Anyway, it is out of the scope of the current proposal :)
Updated by hsbt (Hiroshi SHIBATA) about 2 years ago
- Related to Feature #19069: Default value assignment with `Hash.new` in block form added
Updated by hsbt (Hiroshi SHIBATA) about 2 years ago
- Related to deleted (Feature #19069: Default value assignment with `Hash.new` in block form)
Updated by matz (Yukihiro Matsumoto) almost 2 years ago
Regarding the concrete proposals:
-
Introduce an
Enumerator#consuming?
methodThe consuming information is not reliable especially with I/O (some IO may not be rewindable, but lseek(2) may not return error for the IO, e.g. on MacOS). Thus we cannot implement trust-worthy
consuming?
method -
Introduce
consuming: true
parameter for Enumerator.newSince
consuming?
state of the enumerators are unreliable, this keyword argument is useless -
Introduce Enumerator#consuming method to produce a consuming enumerator from a non-consuming one
The original PoC code modifies the original, the modified one raising error for duping internal fiber. It's not acceptable behavior (but former may be). In theory, we can overhaul the implementation of enumerators, but I don't think it's worth the cost.

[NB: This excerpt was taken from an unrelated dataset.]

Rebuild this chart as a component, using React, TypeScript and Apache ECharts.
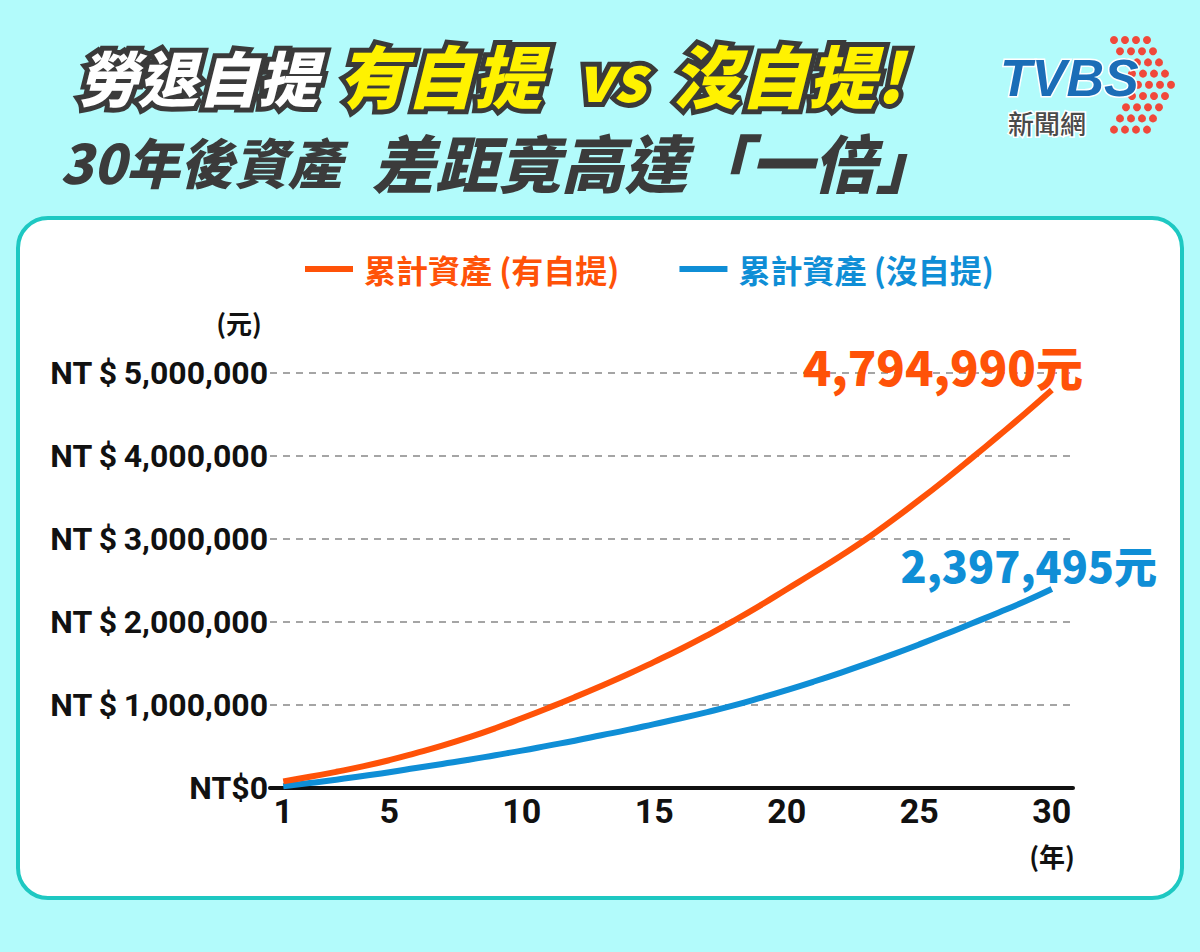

The final decision may be up to the actual use-case. But I doubt the benefit.
Matz.
Updated by zverok (Victor Shepelev) almost 2 years ago
@matz (Yukihiro Matsumoto) Thanks for your answer. I'll gather more evidence/real-life examples and will adjust the proposal.
My main concern though was not as much some particular usage but general awareness of the difference between the two types of enumerators.
The latest evidence of the fact that it is a problem is bug #19294 in the new feature of Ruby 3.2, where even the core team member implementing new functionality hasn't considered that some enumerators would be "consumed" by the first iteration.
I believe it to be a pretty important distinction frequently leading to idiosyncrasies and not just a random feature request. But I need to think about how to communicate my intentions and proposals better.